Earlier this week, we discussed the challenge of going on a photo tour, especially if you’re not a professional photographer. But now, I’d like to visit the flip side of that travel issue: visiting popular places and taking the easiest, most predictable shot possible.
Today it seems that for every popular and iconic landmark or must-see destination anywhere in the world, there is a corresponding must-take photo. And given the ubiquity of social media, that means that we spend a lot of time documenting our lives and our travels. What better way to prove that we are having a great time than by striking the now-practically-mandatory pose for each well-known spot on the map that we travel to?
According to those who study such things, here are some of the most cliché travel photos that we take:
- Positioning yourself in proper perspective so that it looks like you’re kissing the Great Sphinx of Giza.
- Walking like an Egyptian next to the pyramids in Egypt.
- Positioning yourself so it looks like you’re leaning on or holding up the Leaning Tower of Pisa.
- Positioning yourself so it looks like you’re pinching the top of the Taj Mahal in India (or the Eiffel Tower in France or the Washington Monument—take your pick).

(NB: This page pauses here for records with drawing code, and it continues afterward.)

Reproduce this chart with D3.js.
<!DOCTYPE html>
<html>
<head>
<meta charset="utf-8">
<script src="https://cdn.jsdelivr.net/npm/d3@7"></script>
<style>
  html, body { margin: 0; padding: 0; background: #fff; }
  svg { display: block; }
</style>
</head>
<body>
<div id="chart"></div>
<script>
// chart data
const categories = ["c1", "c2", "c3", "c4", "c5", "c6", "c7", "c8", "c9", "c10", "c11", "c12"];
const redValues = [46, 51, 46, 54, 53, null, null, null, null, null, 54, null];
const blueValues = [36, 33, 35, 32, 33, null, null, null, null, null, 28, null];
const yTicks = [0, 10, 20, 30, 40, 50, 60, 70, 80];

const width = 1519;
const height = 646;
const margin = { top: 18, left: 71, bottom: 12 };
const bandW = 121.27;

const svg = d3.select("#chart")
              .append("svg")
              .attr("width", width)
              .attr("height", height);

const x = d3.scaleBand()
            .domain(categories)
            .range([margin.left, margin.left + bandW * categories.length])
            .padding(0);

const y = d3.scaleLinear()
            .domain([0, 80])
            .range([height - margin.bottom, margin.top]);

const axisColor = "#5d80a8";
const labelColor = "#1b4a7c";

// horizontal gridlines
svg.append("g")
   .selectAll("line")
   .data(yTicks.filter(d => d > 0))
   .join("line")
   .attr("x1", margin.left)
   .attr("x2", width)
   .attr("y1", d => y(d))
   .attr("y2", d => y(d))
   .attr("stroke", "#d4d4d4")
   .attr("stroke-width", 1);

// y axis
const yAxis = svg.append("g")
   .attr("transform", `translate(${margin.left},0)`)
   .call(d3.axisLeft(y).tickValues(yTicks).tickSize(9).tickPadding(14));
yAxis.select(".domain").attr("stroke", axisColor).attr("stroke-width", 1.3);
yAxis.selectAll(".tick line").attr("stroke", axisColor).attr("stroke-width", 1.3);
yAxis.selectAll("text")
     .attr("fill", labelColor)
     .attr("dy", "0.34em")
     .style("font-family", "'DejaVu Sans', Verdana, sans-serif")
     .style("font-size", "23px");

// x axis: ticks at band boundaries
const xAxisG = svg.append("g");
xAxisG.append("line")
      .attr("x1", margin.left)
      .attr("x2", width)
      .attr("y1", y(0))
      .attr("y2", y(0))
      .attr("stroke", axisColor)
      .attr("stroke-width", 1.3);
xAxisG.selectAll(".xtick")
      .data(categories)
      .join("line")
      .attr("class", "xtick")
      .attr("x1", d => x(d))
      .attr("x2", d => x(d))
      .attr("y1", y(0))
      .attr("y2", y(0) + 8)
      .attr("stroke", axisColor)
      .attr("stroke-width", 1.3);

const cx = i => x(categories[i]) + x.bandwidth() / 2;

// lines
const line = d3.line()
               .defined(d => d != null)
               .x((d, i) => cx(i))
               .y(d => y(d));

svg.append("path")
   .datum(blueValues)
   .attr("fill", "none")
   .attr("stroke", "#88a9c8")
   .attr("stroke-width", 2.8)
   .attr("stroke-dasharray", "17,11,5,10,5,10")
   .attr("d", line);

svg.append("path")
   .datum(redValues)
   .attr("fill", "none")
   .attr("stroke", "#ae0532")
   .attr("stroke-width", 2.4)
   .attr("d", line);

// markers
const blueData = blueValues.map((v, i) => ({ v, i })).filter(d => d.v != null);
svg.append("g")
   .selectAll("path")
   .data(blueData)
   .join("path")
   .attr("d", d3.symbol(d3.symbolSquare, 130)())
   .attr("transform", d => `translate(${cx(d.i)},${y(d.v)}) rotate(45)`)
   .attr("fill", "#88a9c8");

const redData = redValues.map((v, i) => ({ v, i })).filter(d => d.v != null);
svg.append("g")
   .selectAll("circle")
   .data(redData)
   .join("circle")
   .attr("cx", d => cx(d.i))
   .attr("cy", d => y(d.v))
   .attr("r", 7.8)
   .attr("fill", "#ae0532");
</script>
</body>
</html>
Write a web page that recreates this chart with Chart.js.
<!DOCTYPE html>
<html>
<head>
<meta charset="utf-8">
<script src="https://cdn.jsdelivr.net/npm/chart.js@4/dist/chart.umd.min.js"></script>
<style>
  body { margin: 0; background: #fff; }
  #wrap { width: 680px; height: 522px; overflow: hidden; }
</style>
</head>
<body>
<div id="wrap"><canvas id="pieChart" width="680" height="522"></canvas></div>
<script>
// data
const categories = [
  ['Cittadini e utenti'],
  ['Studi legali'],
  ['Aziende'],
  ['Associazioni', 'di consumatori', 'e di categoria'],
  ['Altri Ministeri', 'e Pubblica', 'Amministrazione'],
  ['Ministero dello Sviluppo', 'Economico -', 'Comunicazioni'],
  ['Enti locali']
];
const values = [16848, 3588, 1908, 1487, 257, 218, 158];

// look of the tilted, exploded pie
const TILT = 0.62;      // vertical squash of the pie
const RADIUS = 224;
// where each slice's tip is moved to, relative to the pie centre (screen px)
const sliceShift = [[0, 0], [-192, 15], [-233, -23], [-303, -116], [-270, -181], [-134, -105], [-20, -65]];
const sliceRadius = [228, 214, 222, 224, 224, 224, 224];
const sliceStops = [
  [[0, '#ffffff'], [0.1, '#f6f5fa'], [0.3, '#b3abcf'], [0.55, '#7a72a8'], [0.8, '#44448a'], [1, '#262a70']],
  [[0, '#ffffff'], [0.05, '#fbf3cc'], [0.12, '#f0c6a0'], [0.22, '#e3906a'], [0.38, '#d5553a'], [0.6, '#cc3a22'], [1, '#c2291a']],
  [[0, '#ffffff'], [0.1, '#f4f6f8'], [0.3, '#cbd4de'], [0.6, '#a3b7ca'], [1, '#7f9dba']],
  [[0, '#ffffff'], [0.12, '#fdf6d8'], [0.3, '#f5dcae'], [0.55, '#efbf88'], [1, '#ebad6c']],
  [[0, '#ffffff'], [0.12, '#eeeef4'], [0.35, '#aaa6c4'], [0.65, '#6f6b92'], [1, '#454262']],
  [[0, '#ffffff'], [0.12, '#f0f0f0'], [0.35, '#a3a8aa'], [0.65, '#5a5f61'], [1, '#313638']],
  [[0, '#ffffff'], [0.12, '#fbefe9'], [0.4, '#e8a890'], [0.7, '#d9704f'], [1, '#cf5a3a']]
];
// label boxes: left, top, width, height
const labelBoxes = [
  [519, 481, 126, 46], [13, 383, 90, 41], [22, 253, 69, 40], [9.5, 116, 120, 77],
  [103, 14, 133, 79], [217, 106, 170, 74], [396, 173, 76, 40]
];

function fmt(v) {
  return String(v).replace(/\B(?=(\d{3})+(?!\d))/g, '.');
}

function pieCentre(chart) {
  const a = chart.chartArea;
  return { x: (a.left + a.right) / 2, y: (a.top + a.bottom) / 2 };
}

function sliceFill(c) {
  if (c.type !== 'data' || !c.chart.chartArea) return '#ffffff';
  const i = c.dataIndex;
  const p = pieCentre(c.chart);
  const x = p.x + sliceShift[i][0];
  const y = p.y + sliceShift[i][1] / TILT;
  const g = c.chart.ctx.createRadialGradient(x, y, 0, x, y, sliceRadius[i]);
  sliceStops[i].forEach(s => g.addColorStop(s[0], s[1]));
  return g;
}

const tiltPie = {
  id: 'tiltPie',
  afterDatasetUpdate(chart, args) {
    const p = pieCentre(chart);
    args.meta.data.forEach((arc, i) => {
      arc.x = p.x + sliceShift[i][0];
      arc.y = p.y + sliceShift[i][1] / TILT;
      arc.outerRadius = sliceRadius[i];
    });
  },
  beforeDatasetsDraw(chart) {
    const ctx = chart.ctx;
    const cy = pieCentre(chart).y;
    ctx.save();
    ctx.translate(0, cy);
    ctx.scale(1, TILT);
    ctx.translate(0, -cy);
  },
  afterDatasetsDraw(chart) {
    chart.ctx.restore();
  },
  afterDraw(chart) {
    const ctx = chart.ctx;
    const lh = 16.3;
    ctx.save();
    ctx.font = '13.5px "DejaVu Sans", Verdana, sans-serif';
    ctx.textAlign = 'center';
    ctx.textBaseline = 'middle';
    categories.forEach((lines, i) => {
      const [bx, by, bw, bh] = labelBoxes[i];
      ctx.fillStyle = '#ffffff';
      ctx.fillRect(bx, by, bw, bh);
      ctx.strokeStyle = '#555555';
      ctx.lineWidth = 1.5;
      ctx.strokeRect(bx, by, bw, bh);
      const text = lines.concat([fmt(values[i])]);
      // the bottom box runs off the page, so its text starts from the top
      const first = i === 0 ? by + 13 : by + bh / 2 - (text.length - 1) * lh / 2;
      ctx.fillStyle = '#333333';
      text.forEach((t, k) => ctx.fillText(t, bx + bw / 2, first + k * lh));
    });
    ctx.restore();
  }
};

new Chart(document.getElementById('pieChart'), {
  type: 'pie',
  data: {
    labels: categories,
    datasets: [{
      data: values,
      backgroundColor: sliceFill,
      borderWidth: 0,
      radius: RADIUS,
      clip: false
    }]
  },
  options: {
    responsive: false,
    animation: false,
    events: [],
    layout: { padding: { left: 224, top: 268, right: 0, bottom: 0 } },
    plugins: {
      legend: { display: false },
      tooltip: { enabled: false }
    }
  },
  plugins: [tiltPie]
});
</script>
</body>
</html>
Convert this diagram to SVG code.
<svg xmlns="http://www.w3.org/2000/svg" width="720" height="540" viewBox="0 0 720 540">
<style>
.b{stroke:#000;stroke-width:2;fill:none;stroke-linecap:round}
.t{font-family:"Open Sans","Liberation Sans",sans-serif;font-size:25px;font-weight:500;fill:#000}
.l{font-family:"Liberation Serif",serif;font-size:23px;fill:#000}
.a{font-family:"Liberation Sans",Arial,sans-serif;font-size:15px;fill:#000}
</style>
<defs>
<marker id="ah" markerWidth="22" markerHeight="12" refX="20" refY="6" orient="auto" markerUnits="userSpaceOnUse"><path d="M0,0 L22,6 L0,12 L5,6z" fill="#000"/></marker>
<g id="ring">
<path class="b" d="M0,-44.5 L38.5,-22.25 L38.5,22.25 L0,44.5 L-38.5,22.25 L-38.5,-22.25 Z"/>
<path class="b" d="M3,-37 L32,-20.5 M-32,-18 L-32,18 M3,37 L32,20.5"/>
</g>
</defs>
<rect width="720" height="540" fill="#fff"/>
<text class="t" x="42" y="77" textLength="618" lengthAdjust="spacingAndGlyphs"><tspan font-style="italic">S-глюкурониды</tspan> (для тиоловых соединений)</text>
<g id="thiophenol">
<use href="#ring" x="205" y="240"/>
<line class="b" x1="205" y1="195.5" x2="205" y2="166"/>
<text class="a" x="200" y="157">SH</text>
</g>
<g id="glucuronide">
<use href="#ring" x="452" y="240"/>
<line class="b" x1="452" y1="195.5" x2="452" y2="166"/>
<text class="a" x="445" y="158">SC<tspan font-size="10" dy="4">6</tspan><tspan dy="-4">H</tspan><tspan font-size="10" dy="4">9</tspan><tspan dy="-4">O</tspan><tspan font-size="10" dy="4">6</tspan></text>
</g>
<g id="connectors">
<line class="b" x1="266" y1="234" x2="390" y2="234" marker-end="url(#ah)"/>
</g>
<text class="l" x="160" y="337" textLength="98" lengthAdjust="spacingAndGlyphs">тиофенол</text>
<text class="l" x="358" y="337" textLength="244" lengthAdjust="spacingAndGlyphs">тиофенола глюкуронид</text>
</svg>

- Posing like the Statue of Liberty in New York under the real Statue of Liberty, wearing one of those pointy-star, foam hats (or posing like any statue anywhere, really).
- Walking across Abbey Road in England, à la the Beatles as shown on the cover of their album of the same name.
- Standing next to a royal guard at Buckingham Palace, making a funny face while the guard remains stern and focused.
- Striking a Rocky pose next to the Rocky Balboa statue at the Philadelphia Museum of Art and striking the same pose at the top of the museum’s “Rocky Steps.”
- Striking a “Christ the Redeemer” pose before the Christ the Redeemer statue in Brazil.
- Any “selfie,” anywhere.
The “selfie” itself is a relatively new concept in cliché travel photos. It’s defined as the point at which travelers reject other people’s kind offers to take photos of them in favor of capturing the shots awkwardly themselves, by holding an iPhone out in front of their faces. Some claim it has brought into being a whole new realm of unoriginality, since it seems to make the case that you haven’t seen something famous until you’ve posed for a photo with your head blocking half of it.
I think cliché travel photos might be highly underrated, however. It seems to me that their value lies in what they tell us about ourselves and what’s important to us. Posing so that it looks like a Parisian fountain is squirting out of your mouth may mean you’re a romantic with a fondness for Old World cities. Or if you have shots of yourself holding up a series of shed elk, moose or deer antlers next to your own head, it could be that you’re a wildlife enthusiast who enjoys nature travels.
I have my own brand of cliché selfie: I take photos of my feet in my hiking boots wherever I go. I’ve had the same hiking boots for about a decade now, so I have pictures of this particular footwear treading on various terrains all over the world. When I started taking these types of photos, I don’t know what I thought I would eventually do with all of them. I’m glad I could use a couple of them here.
Have you ever indulged in a cliché travel photo? If so, where was it, and what were you doing in it? Was it just a momentary joke, or has it become a treasured memory?